# belly bands



## stardust (Nov 28, 2005)

Hello,
I was just thinking about getting cosmo a bellyband do they work good? and would it mess up his house training? sugar seems to be getting the house training better that cosmo, but they both need ALOT of work, lol..thanks for any help!

~Elizabeth, Sugar, & Cosmo


----------



## Cindy1981 (Apr 24, 2006)

I use a belly Band because my Male Chihuahua Marks in the house. Louie is potty trained but we have to stop the other boys from coming into his territory and taking all his girlfriends you know HA! I have tried to go several different routes using the boy band as Louie does have some problems with them. I put diaper rash ointment on his belly before I put the band on. His size should be XS but I put a small on him and put a female always maxi Pad with wings inside the band to cushion it against his skin along with it absorbs is marking. I always make sure the band is loose on him. I never leave it on all day. I will have it on him for 2-3 hours and then we go outside for an hour or two with no boy band to give his skin a break. At night He goes in a crate and has no boy band on.

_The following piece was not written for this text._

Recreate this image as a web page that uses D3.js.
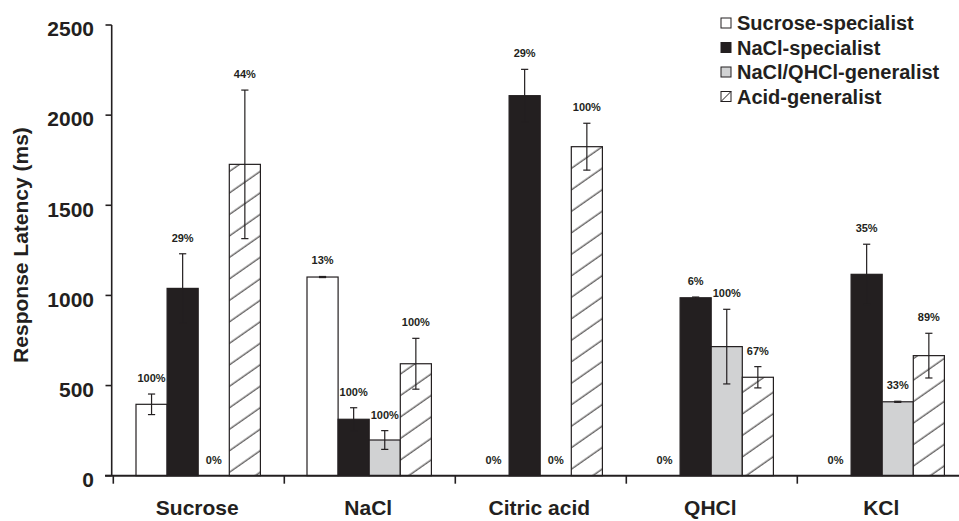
<!DOCTYPE html>
<html lang="en">
<head>
<meta charset="UTF-8">
<script src="https://d3js.org/d3.v7.min.js"></script>
<style>
  body { margin: 0; background: #fff; }
  svg text { font-family: Arial, "Liberation Sans", sans-serif; font-weight: bold; fill: #231f20; }
</style>
</head>
<body>
<div id="chart"></div>
<script>
// data
const categories = ["Sucrose", "NaCl", "Citric acid", "QHCl", "KCl"];
const groups = ["Sucrose-specialist", "NaCl-specialist", "NaCl/QHCl-generalist", "Acid-generalist"];

const sucroseSpec = [396, 1102, 0, 0, 0];
const naclSpec = [1039, 313, 2108, 987, 1117];
const generalist = [0, 198, 0, 716, 410];
const acidGen = [1727, 621, 1825, 546, 666];

const sucroseSpecErr = [57, 3, 0, 0, 0];
const naclSpecErr = [192, 64, 146, 4, 167];
const generalistErr = [0, 52, 0, 207, 3];
const acidGenErr = [412, 141, 130, 59, 124];

const sucroseSpecPct = ["100%", "13%", "0%", "0%", "0%"];
const naclSpecPct = ["29%", "100%", "29%", "6%", "35%"];
const generalistPct = ["0%", "100%", "0%", "100%", "33%"];
const acidGenPct = ["44%", "100%", "100%", "67%", "89%"];

const yTicks = [0, 500, 1000, 1500, 2000, 2500];

const values = [sucroseSpec, naclSpec, generalist, acidGen];
const errors = [sucroseSpecErr, naclSpecErr, generalistErr, acidGenErr];
const pcts = [sucroseSpecPct, naclSpecPct, generalistPct, acidGenPct];

const width = 959, height = 521;
const ink = "#231f20";
const fills = ["#ffffff", ink, "#d1d2d3", "url(#hatch)"];

const svg = d3.select("#chart").append("svg")
  .attr("width", width).attr("height", height);

// hatch pattern for acid-generalist
const defs = svg.append("defs");
const pat = defs.append("pattern")
  .attr("id", "hatch")
  .attr("patternUnits", "userSpaceOnUse")
  .attr("width", 12).attr("height", 17.6)
  .attr("patternTransform", "rotate(-35)");
pat.append("rect").attr("width", 12).attr("height", 17.6).attr("fill", "#fff");
pat.append("line")
  .attr("x1", 0).attr("x2", 12).attr("y1", 8).attr("y2", 8)
  .attr("stroke", ink).attr("stroke-width", 1);

// scales
const band = 171;
const x0 = d3.scaleBand().domain(categories).range([113.3, 113.3 + band * categories.length]).padding(0);
const x1 = d3.scaleBand().domain(groups).range([22.7, 22.7 + 124.4]).padding(0);
const y = d3.scaleLinear().domain([0, 2500]).range([475.7, 25]);

// bars
const rows = [];
categories.forEach((c, ci) => {
  groups.forEach((g, gi) => {
    rows.push({ c, g, gi, v: values[gi][ci], e: errors[gi][ci], p: pcts[gi][ci] });
  });
});

const bx = d => x0(d.c) + x1(d.g);

svg.append("g").selectAll("rect")
  .data(rows.filter(d => d.v > 0))
  .join("rect")
  .attr("x", bx)
  .attr("y", d => y(d.v))
  .attr("width", x1.bandwidth())
  .attr("height", d => y(0) - y(d.v))
  .attr("fill", d => fills[d.gi])
  .attr("stroke", ink)
  .attr("stroke-width", 1.2);

// error bars
const eb = svg.append("g").attr("stroke", ink).attr("stroke-width", 1.2);
rows.filter(d => d.v > 0 && d.e > 0).forEach(d => {
  const cx = bx(d) + x1.bandwidth() / 2;
  eb.append("line").attr("x1", cx).attr("x2", cx).attr("y1", y(d.v + d.e)).attr("y2", y(d.v - d.e));
  [d.v + d.e, d.v - d.e].forEach(v => {
    eb.append("line").attr("x1", cx - 3.6).attr("x2", cx + 3.6).attr("y1", y(v)).attr("y2", y(v));
  });
});

// percent labels
svg.append("g").selectAll("text")
  .data(rows)
  .join("text")
  .attr("x", d => bx(d) + x1.bandwidth() / 2)
  .attr("y", d => d.v > 0 ? y(d.v + d.e) - 12 : y(0) - 12)
  .attr("text-anchor", "middle")
  .attr("font-size", 11)
  .text(d => d.p);

// y axis
const ya = svg.append("g");
ya.append("line").attr("x1", 111.7).attr("x2", 111.7).attr("y1", y(2500)).attr("y2", y(0))
  .attr("stroke", ink).attr("stroke-width", 1.6);
ya.selectAll(".yt").data(yTicks).join("line")
  .attr("x1", 105.5).attr("x2", 111.7)
  .attr("y1", d => y(d)).attr("y2", d => y(d))
  .attr("stroke", ink).attr("stroke-width", 1.6);
ya.selectAll("text").data(yTicks).join("text")
  .attr("x", 94)
  .attr("y", d => y(d) + 4)
  .attr("dy", "0.35em")
  .attr("text-anchor", "end")
  .attr("font-size", 21)
  .text(d => d);

svg.append("text")
  .attr("transform", `translate(28,${245}) rotate(-90)`)
  .attr("text-anchor", "middle")
  .attr("font-size", 21)
  .text("Response Latency (ms)");

// x axis
const xa = svg.append("g");
xa.append("line").attr("x1", 105).attr("x2", width).attr("y1", y(0)).attr("y2", y(0))
  .attr("stroke", ink).attr("stroke-width", 2);
xa.selectAll(".xt").data(categories).join("line")
  .attr("x1", d => x0(d)).attr("x2", d => x0(d))
  .attr("y1", y(0)).attr("y2", y(0) + 8)
  .attr("stroke", ink).attr("stroke-width", 1.6);
xa.selectAll("text").data(categories).join("text")
  .attr("x", d => x0(d) + x0.bandwidth() / 2 - 1.5)
  .attr("y", 515)
  .attr("text-anchor", "middle")
  .attr("font-size", 21)
  .text(d => d);

// legend
const lg = svg.append("g");
groups.forEach((g, i) => {
  const ly = 30 + i * 24.5;
  lg.append("rect").attr("x", 721).attr("y", ly - 12).attr("width", 10).attr("height", 10)
    .attr("fill", i === 3 ? "#fff" : fills[i]).attr("stroke", ink).attr("stroke-width", 1);
  if (i === 3) {
    lg.append("line").attr("x1", 721).attr("y1", ly - 2).attr("x2", 731).attr("y2", ly - 12)
      .attr("stroke", ink).attr("stroke-width", 1);
  }
  lg.append("text").attr("x", 737).attr("y", ly).attr("font-size", 20).text(g);
});
</script>
</body>
</html>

ALso Louie will still go on his potty pad while wearing the boy band and he gets rewarded for that. You can get a reuseable boyband at petsmart for about 15.00.


----------



## stardust (Nov 28, 2005)

Thanks guys...cosmo hardly ever sits still, would i have any problems keeping it on him?

thanks


----------



## 3Maltmom (May 23, 2005)

I've gone through so many different types of Belly Bands. The only ones that stay on my boys are the Simple Solutions "Male Wrap" from Petco/Petsmart. I've spoken to Jody (Chloeandj) about making the same design. I would love to order some fashionable ones, as well as support Jodi. 

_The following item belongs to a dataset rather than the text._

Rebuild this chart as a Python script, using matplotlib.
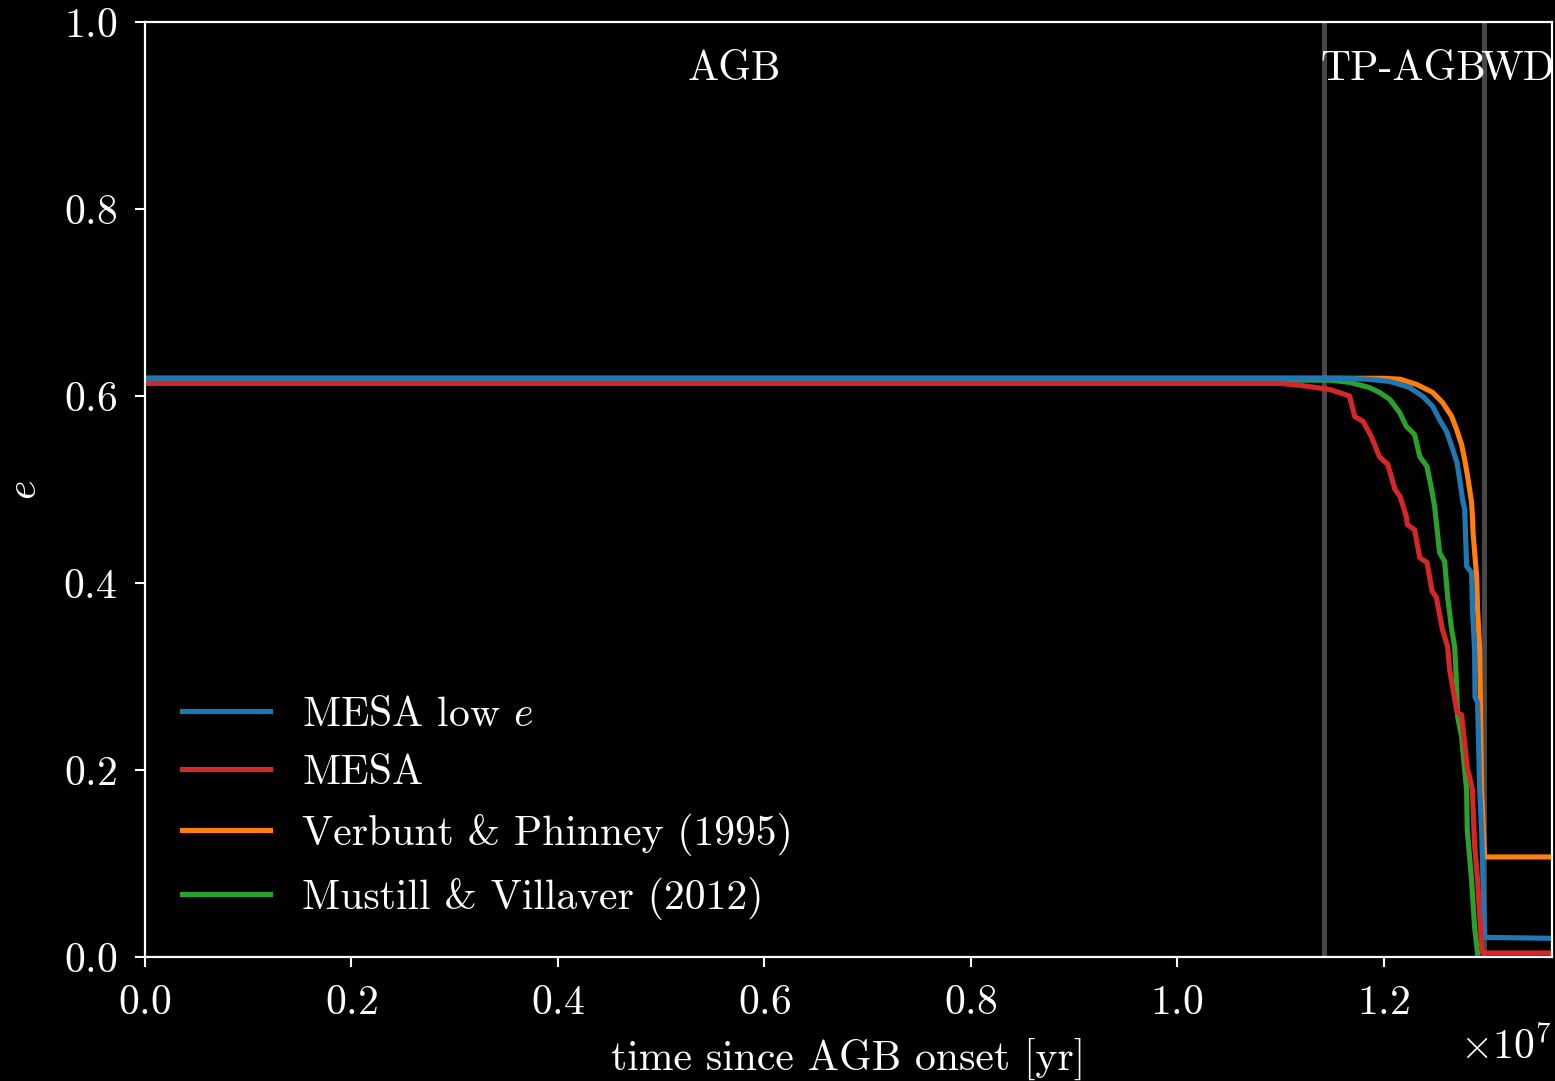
import matplotlib
matplotlib.use("Agg")
import matplotlib.pyplot as plt
import numpy as np

plt.rcParams['font.family'] = ['cmr10', 'DejaVu Serif']
plt.rcParams['mathtext.fontset'] = 'cm'
plt.rcParams['axes.formatter.use_mathtext'] = True
plt.rcParams['font.size'] = 30

# times in Myr, eccentricity e
t_mesa_low_e = [0.0, 11.6, 11.84, 12.06, 12.25, 12.38, 12.475, 12.54, 12.61, 12.66, 12.71,
                12.736, 12.765, 12.785, 12.804, 12.852, 12.862, 12.881, 12.885, 12.910,
                12.930, 12.949, 12.978, 13.63]
e_mesa_low_e = [0.619, 0.619, 0.618, 0.6156, 0.6092, 0.5996, 0.5889, 0.575, 0.5621, 0.546, 0.529,
                0.511, 0.489, 0.479, 0.418, 0.411, 0.368, 0.329, 0.278, 0.272,
                0.179, 0.136, 0.021, 0.020]

t_mesa = [0.0, 11.0, 11.19, 11.48, 11.67, 11.72, 11.80, 11.88, 11.96, 12.04, 12.11, 12.16,
          12.22, 12.23, 12.30, 12.35, 12.42, 12.47, 12.51, 12.57, 12.62, 12.64, 12.71,
          12.755, 12.81, 12.86, 12.88, 12.91, 12.95, 12.96, 13.63]
e_mesa = [0.6135, 0.6135, 0.6115, 0.607, 0.600, 0.578, 0.573, 0.557, 0.535, 0.527, 0.500, 0.4925,
          0.471, 0.4625, 0.457, 0.427, 0.422, 0.391, 0.385, 0.350, 0.332, 0.307, 0.262,
          0.259, 0.203, 0.179, 0.122, 0.082, 0.0096, 0.0043, 0.0043]

t_vp95 = [0.0, 12.0, 12.16, 12.32, 12.475, 12.571, 12.659, 12.707, 12.755, 12.785, 12.814,
          12.852, 12.862, 12.866, 12.901, 12.910, 12.930, 12.949, 12.978, 13.63]
e_vp95 = [0.619, 0.619, 0.618, 0.6124, 0.6039, 0.5931, 0.5782, 0.5642, 0.5482, 0.5321, 0.5139,
          0.4861, 0.468, 0.454, 0.407, 0.372, 0.329, 0.179, 0.107, 0.107]

t_mv12 = [0.0, 11.48, 11.67, 11.86, 11.96, 12.06, 12.155, 12.22, 12.30, 12.35, 12.42, 12.465,
          12.494, 12.542, 12.591, 12.62, 12.659, 12.688, 12.70, 12.717, 12.755, 12.804,
          12.81, 12.852, 12.881, 12.910]
e_mv12 = [0.617, 0.617, 0.6146, 0.6092, 0.6039, 0.5964, 0.5824, 0.5675, 0.5589, 0.5353, 0.5246, 0.500,
          0.4818, 0.4325, 0.4229, 0.3854, 0.3501, 0.3319, 0.307, 0.257, 0.2355, 0.1788,
          0.136, 0.082, 0.032, 0.004]

# phase boundaries (Myr) and names
phase_edges = [0.0, 11.42, 12.97, 13.63]
phase_names = ['AGB', 'TP-AGB', 'WD']

fig = plt.figure(figsize=(15.55, 10.81), dpi=100, facecolor='black')
ax = fig.add_axes([0.0932, 0.1147, 0.9048, 0.8649])
ax.set_facecolor('black')

for edge in phase_edges[1:-1]:
    ax.axvline(edge * 1e6, color='0.28', lw=3.6, zorder=1)

for i, name in enumerate(phase_names):
    mid = 0.5 * (phase_edges[i] + phase_edges[i + 1]) * 1e6
    ax.text(mid, 0.95, name, color='white', ha='center', va='center', fontsize=30)

lw = 3.7
l_vp, = ax.plot(np.array(t_vp95) * 1e6, e_vp95, color='#ff7f0e', lw=lw, zorder=2)
l_mv, = ax.plot(np.array(t_mv12) * 1e6, e_mv12, color='#2ca02c', lw=lw, zorder=2)
l_low, = ax.plot(np.array(t_mesa_low_e) * 1e6, e_mesa_low_e, color='#1f77b4', lw=lw, zorder=2)
l_mesa, = ax.plot(np.array(t_mesa) * 1e6, e_mesa, color='#d62728', lw=lw, zorder=2)

ax.set_xlim(0, 13.63e6)
ax.set_ylim(0, 1.0)

for s in ax.spines.values():
    s.set_color('white')
    s.set_linewidth(1.6)
ax.tick_params(colors='white', labelsize=30, length=7, width=1.5, pad=13)
ax.xaxis.get_offset_text().set_color('white')
ax.xaxis.get_offset_text().set_fontsize(30)

ax.set_xlabel('time since AGB onset [yr]', color='white', fontsize=30, labelpad=11)
ax.set_ylabel('$e$', color='white', fontsize=30, labelpad=14)

leg = ax.legend([l_low, l_mesa, l_vp, l_mv],
                ['MESA low $e$', 'MESA', 'Verbunt & Phinney (1995)', 'Mustill & Villaver (2012)'],
                loc='lower left', frameon=False, fontsize=30, handlelength=2.1,
                handletextpad=0.78, labelspacing=0.5, borderaxespad=0.5)
for txt in leg.get_texts():
    txt.set_color('white')

fig.savefig('out.png', dpi=100, facecolor='black')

What size is your dog (around the belly)?? I could mail you a couple I have, which have never been used. They might work for you. If you want them, free of charge of course, PM me with your address


----------



## chloeandj (Apr 1, 2005)

3maltmom: I have not forgotton about you. I have been to petsmart a couple days ago to take a look at belly bands that you told me about with the elastic. I have made some fairly similar to that before. I'm going to make one up and see how it turns out and pick out some new fabrics. I'll pm you soon about it.


----------



## 3Maltmom (May 23, 2005)

> 3maltmom: I have not forgotton about you. I have been to petsmart a couple days ago to take a look at belly bands that you told me about with the elastic. I have made some fairly similar to that before. I'm going to make one up and see how it turns out and pick out some new fabrics. I'll pm you soon about it.[/B]


Oh Jodi, that's great news. I'm also thinking of a set (matching harness vest) for when we visit friends. It will look more like an "outfit". I got this idea from another poster. Thank you other poster


----------